When the auto-recovery itself fails, the error message names the three most-likely causes:

  • The wayflow container is running a pre-Phase-287 image without the /.internal/reload-agents endpoint — rebuild + restart it.
  • The agent’s tarball is missing cinatra/oas.json (use publishAgentPackageFromGitDir).
  • The agent’s oas.json failed to parse on the runtime — check docker logs cinatra-wayflow-1.
Terminal window
curl -s http://localhost:3010/.health | jq '.last_reload_at'
# null (until first reload) OR an ISO timestamp

A 404 on /.health means the runtime is too old or off-by-port; a last_reload_at key (even if null) means Phase 287 is live.

Terminal window
curl -X POST -H "X-Cinatra-Bridge-Token: $CINATRA_BRIDGE_TOKEN" \
http://localhost:3010/.internal/reload-agents | jq
Terminal window
docker compose --profile wayflow build wayflow
docker compose --profile wayflow up -d --force-recreate wayflow

Then re-trigger a reload (or republish any agent — the publish handler reloads automatically).

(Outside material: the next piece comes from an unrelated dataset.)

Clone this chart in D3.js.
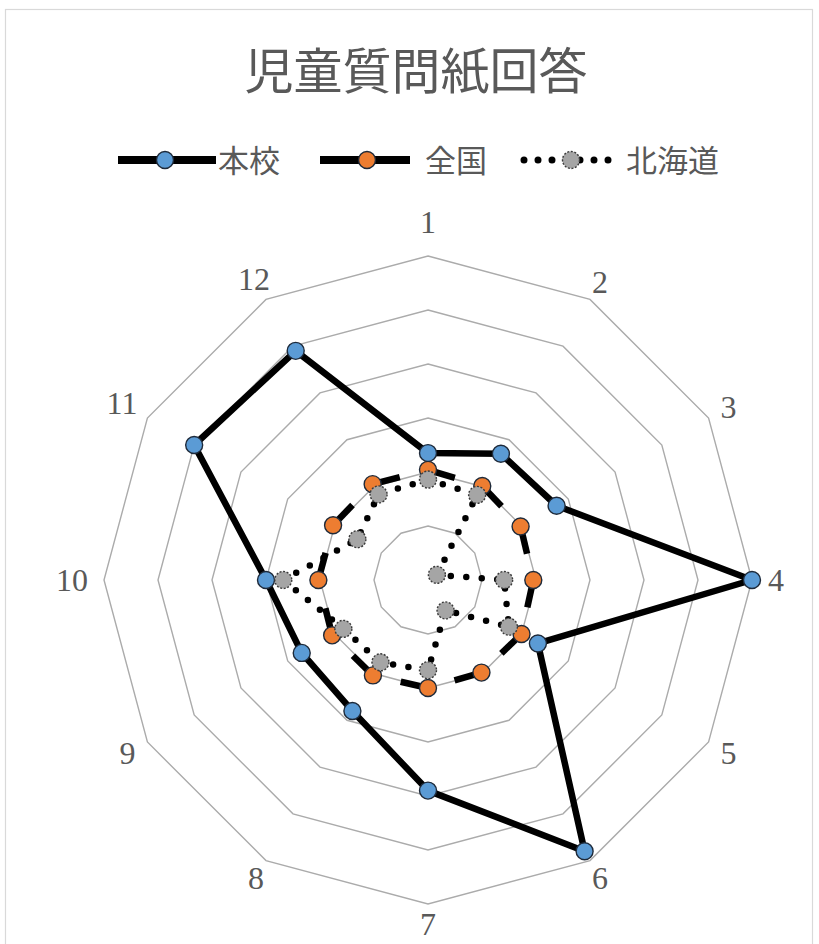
<!DOCTYPE html>
<html>
<head>
<meta charset="utf-8">
<script src="https://cdn.jsdelivr.net/npm/d3@7"></script>
<style>
  html, body { margin: 0; padding: 0; background: #ffffff; }
  svg { display: block; }
</style>
</head>
<body>
<svg id="chart" width="819" height="944"></svg>
<script>
// Survey answers per question (1–12), plotted on a 0–6 radar scale
const titleText = "児童質問紙回答";
const categories = ["1", "2", "3", "4", "5", "6", "7", "8", "9", "10", "11", "12"];
const seriesNames = ["本校", "全国", "北海道"];
const schoolValues   = [2.35, 2.70, 2.75, 6.00, 2.35, 5.80, 3.90, 2.80, 2.70, 3.00, 5.00, 4.90];
const nationalValues = [2.04, 2.01, 1.98, 1.95, 2.00, 1.98, 2.00, 2.04, 2.05, 2.03, 2.03, 2.05];
const hokkaidoValues = [1.86, 1.82, 0.19, 1.41, 1.73, 0.65, 1.67, 1.76, 1.81, 2.68, 1.51, 1.83];
const ringTicks = [1, 2, 3, 4, 5, 6];

const svg = d3.select("#chart");
const W = 819, H = 944;
const cx = 428, cy = 580, R = 324;
const textColor = "#595959";
const cjkFont = "'Noto Sans CJK JP', 'Noto Sans', sans-serif";
const serifFont = "'Liberation Serif', 'DejaVu Serif', serif";

// chart frame
svg.append("rect").attr("width", W).attr("height", H).attr("fill", "#ffffff");
svg.append("rect")
  .attr("x", 5.5).attr("y", 9.5).attr("width", 807).attr("height", 980)
  .attr("fill", "none").attr("stroke", "#d9d9d9").attr("stroke-width", 1.2);

// title
svg.append("text")
  .attr("x", 416).attr("y", 89)
  .attr("text-anchor", "middle")
  .attr("font-family", cjkFont).attr("font-size", 49)
  .attr("fill", textColor)
  .text(titleText);

const rScale = d3.scaleLinear().domain([0, 6]).range([0, R]);
const aScale = d3.scaleLinear().domain([0, categories.length]).range([0, 2 * Math.PI]);

const plot = svg.append("g").attr("transform", `translate(${cx},${cy})`);

// grid rings
const ringLine = t => d3.lineRadial()
  .angle((d, i) => aScale(i))
  .radius(() => rScale(t))
  .curve(d3.curveLinearClosed)(categories);

plot.append("g").selectAll("path")
  .data(ringTicks)
  .join("path")
  .attr("d", d => ringLine(d))
  .attr("fill", "none")
  .attr("stroke", "#ababab")
  .attr("stroke-width", 1.4);

// category labels around the outer ring
const labels = plot.append("g");
categories.forEach((c, i) => {
  const a = aScale(i);
  const ux = Math.sin(a), uy = -Math.cos(a);
  const t = labels.append("text")
    .attr("text-anchor", "middle")
    .attr("dominant-baseline", "central")
    .attr("font-family", serifFont).attr("font-size", 32)
    .attr("fill", textColor)
    .text(c);
  const w = t.node().getBBox().width;
  const r = R + 16 + Math.abs(ux) * w / 2 + (Math.abs(uy) > 0.99 ? 18 : 0);
  // keep the bottom label inside the frame
  const y = Math.min(r * uy, H - cy - 20);
  t.attr("x", r * ux).attr("y", y);
});

const radial = d3.lineRadial()
  .angle(d => aScale(d.i))
  .radius(d => rScale(d.v));

const toPts = vals => vals.map((v, i) => ({ i, v }));

const series = [
  { name: seriesNames[0], values: schoolValues,   fill: "#5b9bd5", kind: "solid" },
  { name: seriesNames[1], values: nationalValues, fill: "#ed7d31", kind: "dash" },
  { name: seriesNames[2], values: hokkaidoValues, fill: "#a5a5a5", kind: "dot" }
];

function styleLine(sel, kind) {
  sel.attr("fill", "none").attr("stroke", "#000").attr("stroke-width", 6.5);
  if (kind === "solid") sel.attr("stroke-linejoin", "round");
  if (kind === "dash") sel.attr("stroke-dasharray", "28 80").attr("stroke-linecap", "butt");
  if (kind === "dot") sel.attr("stroke-dasharray", "0 15.5").attr("stroke-linecap", "round");
}

function styleMarker(sel, s) {
  sel.attr("r", 8.5).attr("fill", s.fill)
    .attr("stroke", s.kind === "dot" ? "#3a3a3a" : "#1e2a3a")
    .attr("stroke-width", 1.4);
  if (s.kind === "dot") sel.attr("stroke-dasharray", "2 1.6");
}

series.forEach(s => {
  const g = plot.append("g");
  const pts = toPts(s.values);
  if (s.kind === "dash") {
    // dash pattern restarts at every vertex
    const segs = pts.map((p, k) => [p, pts[(k + 1) % pts.length]]);
    g.selectAll("path").data(segs).join("path")
      .attr("d", d => radial.curve(d3.curveLinear)(d))
      .call(styleLine, s.kind);
  } else {
    g.append("path")
      .attr("d", radial.curve(d3.curveLinearClosed)(pts))
      .call(styleLine, s.kind);
  }
  g.selectAll("circle").data(pts).join("circle")
    .attr("cx", d => rScale(d.v) * Math.sin(aScale(d.i)))
    .attr("cy", d => -rScale(d.v) * Math.cos(aScale(d.i)))
    .call(styleMarker, s);
});

// legend
const legendY = 160;
const legendItems = [
  { x0: 118, x1: 216, mx: 165, tx: 218 },
  { x0: 320, x1: 410, mx: 367, tx: 425 },
  { x0: 524, x1: 610, mx: 571, tx: 626 }
];
const legend = svg.append("g");
series.forEach((s, k) => {
  const L = legendItems[k];
  const line = legend.append("line")
    .attr("x1", L.x0).attr("x2", L.x1)
    .attr("y1", legendY).attr("y2", legendY)
    .call(styleLine, s.kind)
    .attr("stroke-width", 8);
  if (s.kind === "dash") line.attr("stroke-dasharray", "41 10");
  if (s.kind === "dot") line.attr("stroke-dasharray", "0 14").attr("stroke-width", 7);
  legend.append("circle")
    .attr("cx", L.mx).attr("cy", legendY)
    .call(styleMarker, s);
  legend.append("text")
    .attr("x", L.tx).attr("y", legendY + 12)
    .attr("font-family", cjkFont).attr("font-size", 31)
    .attr("fill", textColor)
    .text(s.name);
});
</script>
</body>
</html>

  • No filesystem watcher. Reload is explicit. Operators may add a watcher in a follow-up phase if eventually-consistent semantics are acceptable.
  • No per-extension container isolation. Untrusted third-party agents run in the same multi-tenant runtime as first-party agents.
  • Single canonical path per package name. agents/<vendor>/<slug>/ is one location; multi-version coexistence at the same @vendor/slug is not supported. Last-install-wins on disk.
  • Reload does not yet propagate to agent_registry_publish (the synthesized-payload republish path). That handler writes only to the registry; the on-disk cinatra/oas.json is untouched, so reload would no-op. Tracked as Phase 287.3a — a future phase will embed cinatra/oas.json in the synthesized tarball so the install/republish path matches publish-from-git-dir.
  • publishAgentPackage non-from-git-dir tarballs don’t include cinatra/oas.json. Materialize returns materialized: false and the runtime can’t mount the agent. Use publishAgentPackageFromGitDir.